Unfortunately every deal is not as good as it may first appear to be. In a weak economy, real estate purchasers increasingly seek ways to void purchases, as deals become less attractive because of factors such as falling prices or costlier financing. One recent pretext to void such purchases is to claim securities fraud. If the real estate venture in question is a security, a purchaser can claim that the seller should have registered it as such under state or federal securities law, unless an exemption applies. If the seller did not do so, the purchaser may be able to void a now-undesirable deal by claiming securities fraud. Moreover, the person controlling the selling company and those involved in the sale may be personally liable.
It is often more difficult than one might suppose to determine whether something is a security. Not only are stocks and bonds securities, but many other things are as well. For example, a company in Florida once sold parts of orange groves mainly to out-of-state investors. Another company proposed to nurse the trees and sell the fruit for a share of the proceeds. In Securities and Exchange Commission v. W. J. Howey Co., (4) the United States Supreme Court found that the companies had offered and sold securities in the form of an "investment contract."
While investment contracts do not exist in the real world, this was the name the court coined for a transaction that it deemed should be considered a security. It also devised a formula for determining when these transactions exist. Since the Howey case, courts have found investment contracts involving all kinds of things, including contracts for raising earthworms, cutting demo records and even certain real estate sales involving resort condominiums. (5) This article will addresses the characteristics of a security under the Howey test, and analyze how this might apply to various real estate transactions, e.g., those involving condominium hotels.

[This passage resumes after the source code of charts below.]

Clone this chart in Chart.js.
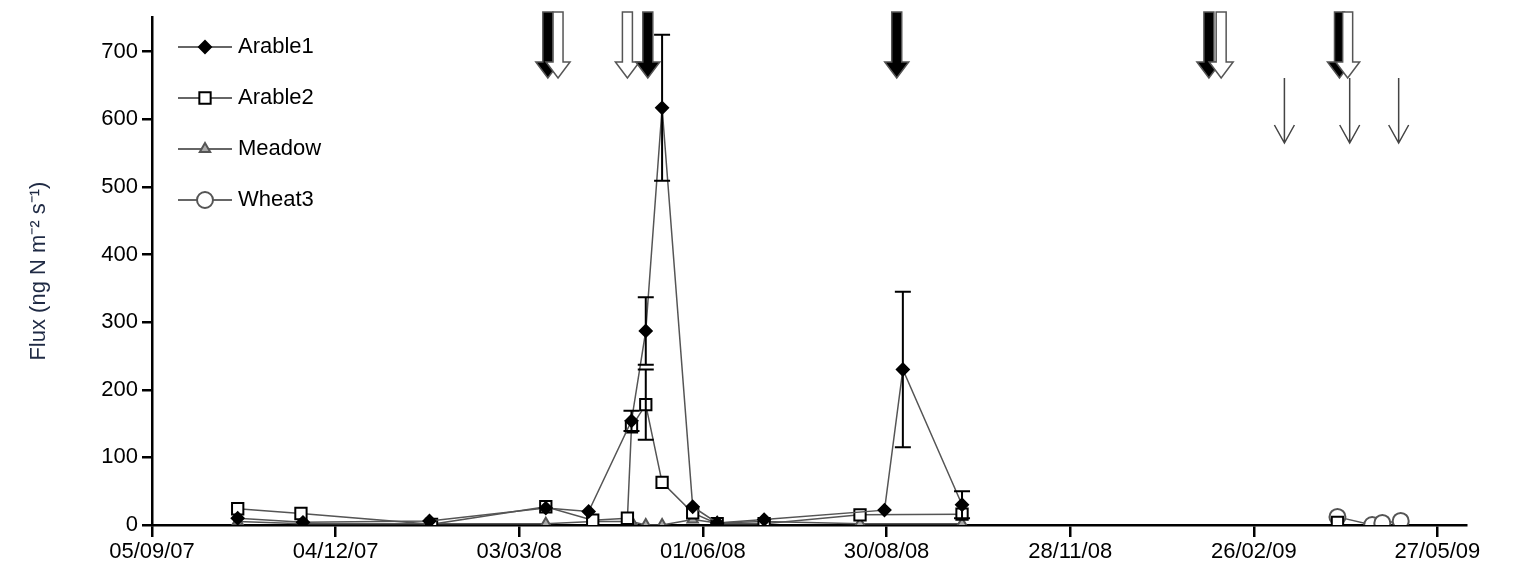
<!DOCTYPE html>
<html>
<head>
<script src="https://cdn.jsdelivr.net/npm/chart.js@4"></script>
<style>
  body { margin: 0; background: #fff; }
  #wrap { width: 1521px; height: 583px; }
</style>
</head>
<body>
<div id="wrap"><canvas id="flux"></canvas></div>
<script>
// days counted from 05/09/07
const tickDays = [0, 90, 180, 270, 360, 450, 540, 630]
const tickLabels = ['05/09/07', '04/12/07', '03/03/08', '01/06/08', '30/08/08', '28/11/08', '26/02/09', '27/05/09']

const arable1Days = [42, 74, 136, 193, 214, 235, 242, 250, 265, 277, 300, 359, 368, 397]
const arable1Vals = [10, 4, 6, 25, 20, 154, 287, 617, 27, 3, 8, 22, 230, 30]
const arable1Err  = [0, 0, 0, 0, 0, 15, 50, 108, 0, 0, 0, 0, 115, 20]

// null = gap in the series
const arable2Days = [42, 73, 137, 193, 216, 233, 235, 242, 250, 265, 277, 300, 347, 397, 480, 581]
const arable2Vals = [24, 17, 1, 27, 7, 10, 145, 178, 63, 18, 2, 2, 15, 16, null, 4]
const arable2Err  = [0, 0, 0, 0, 0, 0, 0, 52, 0, 0, 0, 0, 0, 0, 0, 0]

const meadowDays = [42, 74, 136, 193, 216, 235, 242, 250, 265, 277, 300, 347, 397]
const meadowVals = [5, 2, 2, 2, 5, 5, 0, 0, 8, 3, 5, 2, 2]

const wheatDays = [581, 598, 603, 612]
const wheatVals = [12, 0, 3, 6]

// management arrows
const bigArrowDays = [194, 199, 233, 243, 365, 518, 524, 582, 586]
const bigArrowFill = ['black', 'white', 'white', 'black', 'black', 'black', 'white', 'black', 'white']
const thinArrowDays = [555, 587, 611]

const FONT = 'Arial, "Liberation Sans"'

function pts(d, v) { return d.map((x, i) => ({ x: x, y: v[i] })) }

const errorBars = {
  id: 'errorBars',
  afterDatasetsDraw(chart) {
    const ctx = chart.ctx, xs = chart.scales.x, ys = chart.scales.y
    ctx.save()
    ctx.strokeStyle = '#000'
    ctx.lineWidth = 2
    const sets = [[arable1Days, arable1Vals, arable1Err], [arable2Days, arable2Vals, arable2Err]]
    sets.forEach(([d, v, e]) => {
      d.forEach((day, i) => {
        if (!e[i]) return
        const x = xs.getPixelForValue(day)
        const y0 = ys.getPixelForValue(v[i] - e[i]), y1 = ys.getPixelForValue(v[i] + e[i])
        ctx.beginPath()
        ctx.moveTo(x, y0); ctx.lineTo(x, y1)
        ctx.moveTo(x - 8, y0); ctx.lineTo(x + 8, y0)
        ctx.moveTo(x - 8, y1); ctx.lineTo(x + 8, y1)
        ctx.stroke()
      })
    })
    ctx.restore()
  }
}

const arrows = {
  id: 'arrows',
  afterDraw(chart) {
    const ctx = chart.ctx, xs = chart.scales.x
    ctx.save()
    bigArrowDays.forEach((day, i) => {
      const x = xs.getPixelForValue(day)
      const top = 12, shaftEnd = 62, tip = 78
      ctx.beginPath()
      ctx.moveTo(x - 5, top); ctx.lineTo(x + 5, top); ctx.lineTo(x + 5, shaftEnd)
      ctx.lineTo(x + 12, shaftEnd); ctx.lineTo(x, tip); ctx.lineTo(x - 12, shaftEnd)
      ctx.lineTo(x - 5, shaftEnd); ctx.closePath()
      ctx.fillStyle = bigArrowFill[i] === 'black' ? '#000' : '#fff'
      ctx.fill()
      ctx.strokeStyle = '#555'
      ctx.lineWidth = 1.5
      ctx.stroke()
    })
    thinArrowDays.forEach(day => {
      const x = xs.getPixelForValue(day)
      ctx.strokeStyle = '#444'
      ctx.lineWidth = 1.5
      ctx.beginPath()
      ctx.moveTo(x, 78); ctx.lineTo(x, 143)
      ctx.moveTo(x - 10, 125); ctx.lineTo(x, 143); ctx.lineTo(x + 10, 125)
      ctx.stroke()
    })
    ctx.restore()
  }
}

const legendBox = {
  id: 'legendBox',
  afterDraw(chart) {
    const ctx = chart.ctx
    ctx.save()
    ctx.font = '22px ' + FONT
    ctx.textBaseline = 'middle'
    chart.data.datasets.forEach((ds, i) => {
      const y = 47 + i * 51, x0 = 178, x1 = 232
      ctx.strokeStyle = '#333'
      ctx.lineWidth = 1.5
      ctx.beginPath(); ctx.moveTo(x0, y); ctx.lineTo(x1, y); ctx.stroke()
      ctx.fillStyle = ds.pointBackgroundColor
      ctx.strokeStyle = ds.pointBorderColor
      ctx.lineWidth = ds.pointBorderWidth
      Chart.helpers.drawPoint(ctx, {
        pointStyle: ds.pointStyle, radius: ds.pointRadius, borderWidth: ds.pointBorderWidth
      }, (x0 + x1) / 2, y)
      ctx.fillStyle = '#000'
      ctx.fillText(ds.label, 238, y)
    })
    ctx.restore()
  }
}

function style(label, ps, r, bg, border) {
  return {
    label: label, pointStyle: ps, pointRadius: r, pointBackgroundColor: bg,
    pointBorderColor: border, pointBorderWidth: 2, borderColor: '#555', borderWidth: 1.5,
    backgroundColor: bg, fill: false, tension: 0, spanGaps: false
  }
}

const ds1 = Object.assign(style('Arable1', 'rectRot', 6, '#000', '#000'), { data: pts(arable1Days, arable1Vals) })
const ds2 = Object.assign(style('Arable2', 'rect', 8, '#fff', '#000'), { data: pts(arable2Days, arable2Vals) })
const ds3 = Object.assign(style('Meadow', 'triangle', 6, '#aaa', '#555'), { data: pts(meadowDays, meadowVals) })
const ds4 = Object.assign(style('Wheat3', 'circle', 8, '#fff', '#555'), { data: pts(wheatDays, wheatVals) })

new Chart(document.getElementById('flux'), {
  type: 'line',
  data: { datasets: [ds1, ds2, ds3, ds4] },
  plugins: [errorBars, arrows, legendBox],
  options: {
    responsive: true,
    maintainAspectRatio: false,
    animation: false,
    layout: { padding: { top: 12, right: 55, left: 0, bottom: 0 } },
    plugins: { legend: { display: false }, tooltip: { enabled: false } },
    scales: {
      x: {
        type: 'linear', min: 0, max: 644,
        afterBuildTicks: s => { s.ticks = tickDays.map(v => ({ value: v })) },
        afterFit: s => { s.height = 58 },
        ticks: {
          callback: v => tickLabels[tickDays.indexOf(v)],
          color: '#000', font: { size: 22, family: FONT }, maxRotation: 0, padding: 2
        },
        grid: { drawOnChartArea: false, tickLength: 12, color: '#000', lineWidth: 2.5 },
        border: { color: '#000', width: 2.5 }
      },
      y: {
        min: 0, max: 751,
        afterBuildTicks: s => { s.ticks = [0, 100, 200, 300, 400, 500, 600, 700].map(v => ({ value: v })) },
        afterFit: s => { s.width = 152 },
        ticks: { color: '#000', font: { size: 22, family: FONT }, padding: 4 },
        grid: { drawOnChartArea: false, tickLength: 10, color: '#000', lineWidth: 2.5 },
        border: { color: '#000', width: 2.5 },
        title: {
          display: true, text: 'Flux (ng N m\u207B\u00B2 s\u207B\u00B9)', color: '#1f2a44',
          font: { size: 22, family: FONT }, padding: { top: 26, bottom: 0 }
        }
      }
    }
  }
})
</script>
</body>
</html>
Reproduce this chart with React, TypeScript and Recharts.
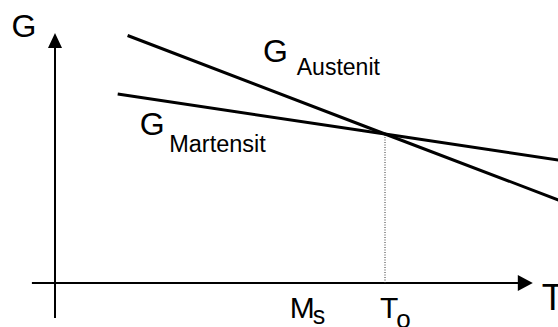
import React from "react";
import { LineChart, Line, XAxis, YAxis, ReferenceLine, ReferenceDot } from "recharts";

// Schematic: free energy G (arbitrary units) vs temperature T (arbitrary units)
const austenitT = [2.2, 10, 15.3];
const austenitG = [9.9, 5.96, 3.3];
const martensitT = [1.9, 10, 15.3];
const martensitG = [7.56, 5.96, 4.91];
const tickValues = [7.45, 10]; // Ms, To
const tickMain = ["M", "T"];
const tickSub = ["s", "o"];
const seriesNames = ["Austenit", "Martensit"];
const axisNames = ["G", "T"];

const austenitData = austenitT.map((t, i) => ({ t, g: austenitG[i] }));
const martensitData = martensitT.map((t, i) => ({ t, g: martensitG[i] }));

const FONT = "'Liberation Sans', Arial, sans-serif";

const X_DOMAIN: [number, number] = [-55 / 33, 503 / 33];
const Y_DOMAIN: [number, number] = [-44 / 25, 283 / 25];

function textMark(
  key: string,
  x: number,
  y: number,
  dx: number,
  dy: number,
  render: (px: number, py: number) => React.ReactNode
) {
  return (
    <ReferenceDot
      key={key}
      x={x}
      y={y}
      r={0}
      ifOverflow="visible"
      isFront
      shape={(p: any) => <g>{render(p.cx + dx, p.cy + dy)}</g>}
    />
  );
}

export default function App() {
  return (
    <div style={{ position: "absolute", left: 0, top: 0, width: 558, height: 327, background: "#fff" }}>
      <LineChart width={558} height={327} margin={{ top: 0, right: 0, bottom: 0, left: 0 }}>
        <XAxis type="number" dataKey="t" domain={X_DOMAIN} allowDataOverflow hide />
        <YAxis type="number" dataKey="g" domain={Y_DOMAIN} allowDataOverflow hide />

        {/* axes */}
        <ReferenceLine
          segment={[{ x: 0, y: -1.4 }, { x: 0, y: 9.4 }]}
          stroke="#000"
          strokeWidth={2}
          ifOverflow="visible"
        />
        <ReferenceLine
          segment={[{ x: -0.7, y: 0 }, { x: 14.03, y: 0 }]}
          stroke="#000"
          strokeWidth={2}
          ifOverflow="visible"
        />
        <ReferenceDot
          x={0}
          y={10}
          r={0}
          ifOverflow="visible"
          shape={(p: any) => (
            <polygon
              points={`${p.cx},${p.cy} ${p.cx - 7},${p.cy + 15} ${p.cx + 7},${p.cy + 15}`}
              fill="#000"
            />
          )}
        />
        <ReferenceDot
          x={14.48}
          y={0}
          r={0}
          ifOverflow="visible"
          shape={(p: any) => (
            <polygon
              points={`${p.cx},${p.cy} ${p.cx - 15},${p.cy - 8} ${p.cx - 15},${p.cy + 8}`}
              fill="#000"
            />
          )}
        />

        {/* To dotted line */}
        <ReferenceLine
          segment={[{ x: tickValues[1], y: 0 }, { x: tickValues[1], y: austenitG[1] }]}
          stroke="#333"
          strokeWidth={1}
          strokeDasharray="1 1.5"
          ifOverflow="visible"
        />

        <Line
          data={austenitData}
          dataKey="g"
          name={seriesNames[0]}
          type="linear"
          stroke="#000"
          strokeWidth={3}
          dot={false}
          activeDot={false}
          isAnimationActive={false}
        />
        <Line
          data={martensitData}
          dataKey="g"
          name={seriesNames[1]}
          type="linear"
          stroke="#000"
          strokeWidth={3}
          dot={false}
          activeDot={false}
          isAnimationActive={false}
        />

        {/* axis names */}
        {textMark("gAxis", 0, 10, -43.5, 3.5, (x, y) => (
          <text x={x} y={y} fontFamily={FONT} fontSize={32} fill="#000">
            {axisNames[0]}
          </text>
        ))}
        {textMark("tAxis", 14.48, 0, 9, 27, (x, y) => (
          <text x={x} y={y} fontFamily={FONT} fontSize={36} fill="#000">
            {axisNames[1]}
          </text>
        ))}

        {/* series labels */}
        {textMark("lblA", 6.3, 8.84, 0, 0, (x, y) => (
          <text x={x} y={y} fontFamily={FONT} fill="#000">
            <tspan fontSize={32}>G</tspan>
            <tspan fontSize={23} dx={9} dy={13}>
              {seriesNames[0]}
            </tspan>
          </text>
        ))}
        {textMark("lblM", 2.57, 5.92, 0, 0, (x, y) => (
          <text x={x} y={y} fontFamily={FONT} fill="#000">
            <tspan fontSize={32}>G</tspan>
            <tspan fontSize={23.5} dx={4.5} dy={17}>
              {seriesNames[1]}
            </tspan>
          </text>
        ))}

        {/* tick labels Ms, To */}
        {textMark("tickMs", tickValues[0], 0, -11, 35, (x, y) => (
          <text x={x} y={y} fontFamily={FONT} fill="#000">
            <tspan fontSize={30}>{tickMain[0]}</tspan>
            <tspan fontSize={25} dx={-2} dy={6}>
              {tickSub[0]}
            </tspan>
          </text>
        ))}
        {textMark("tickTo", tickValues[1], 0, -5, 35, (x, y) => (
          <text x={x} y={y} fontFamily={FONT} fill="#000">
            <tspan fontSize={30}>{tickMain[1]}</tspan>
            <tspan fontSize={26} dx={-2} dy={10}>
              {tickSub[1]}
            </tspan>
          </text>
        ))}
      </LineChart>
    </div>
  );
}
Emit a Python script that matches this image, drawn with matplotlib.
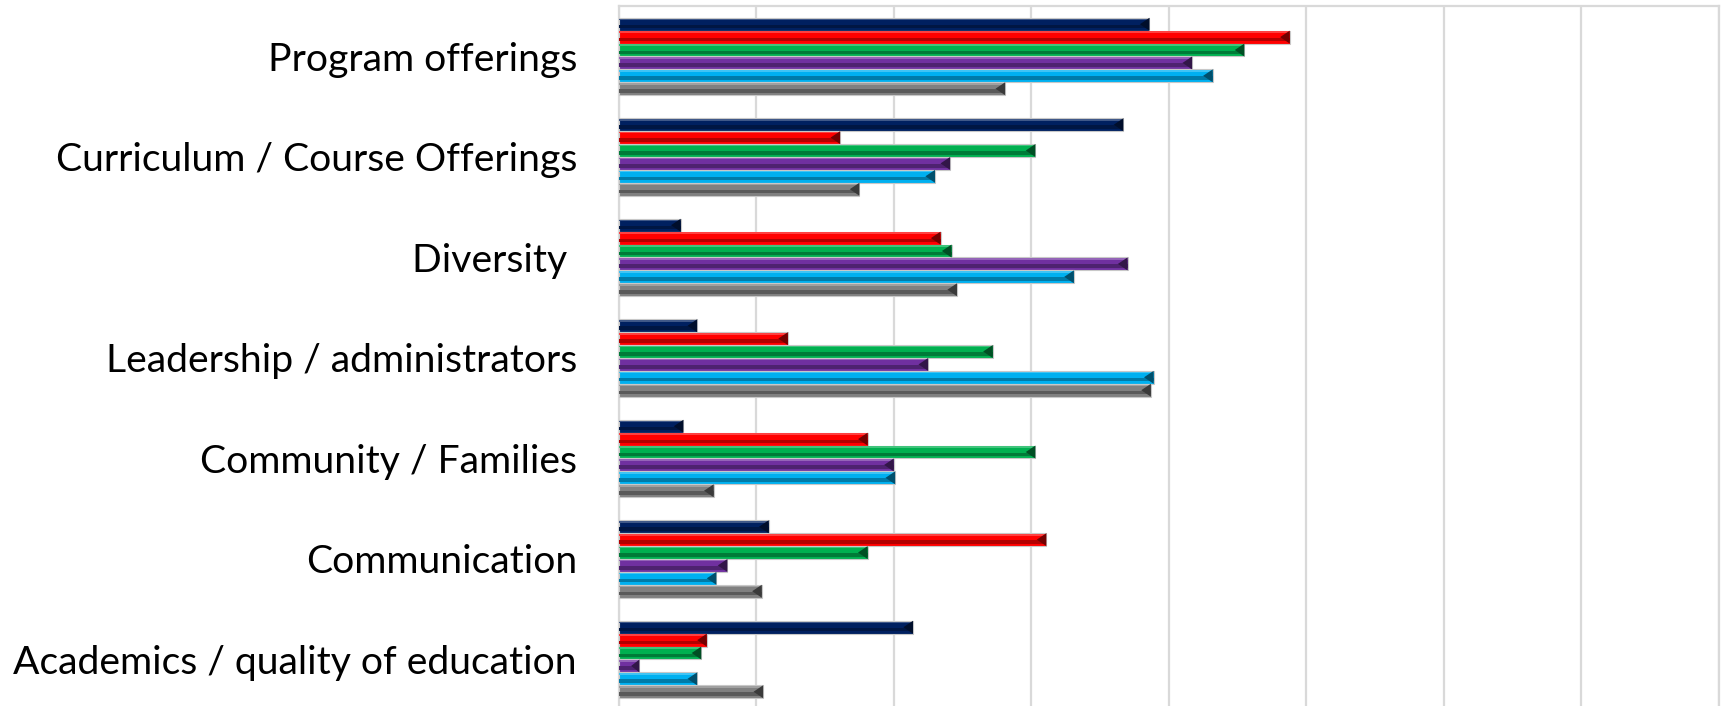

The Uniform Securities Act, which has been adopted by a majority of states, is modeled after Section 2(1) of the Securities Act of 1933 ("the Act"). (6) Thus, state judges following the Uniform Act often refer to federal securities cases even when analyzing state cases. Accordingly, several federal securities cases involving real estate transactions will be addressed in this article, as well as Securities and Exchange Release No. 33-5347, (7) which concerns criteria for whether the offering of condominiums or similar units will be considered securities. Finally some recent lawsuits will be discussed.
ANALYSIS OF A SECURITY
Is it Called Stock?
It appears that one of the most self-evident cases for coverage by the Act is where the instrument is called a stock. Sections 2(1) of the 1933 Act and 3(a) (10) of the Securities Exchange Act of 1934 define a "security" to include "stock" and some other instruments. (8) …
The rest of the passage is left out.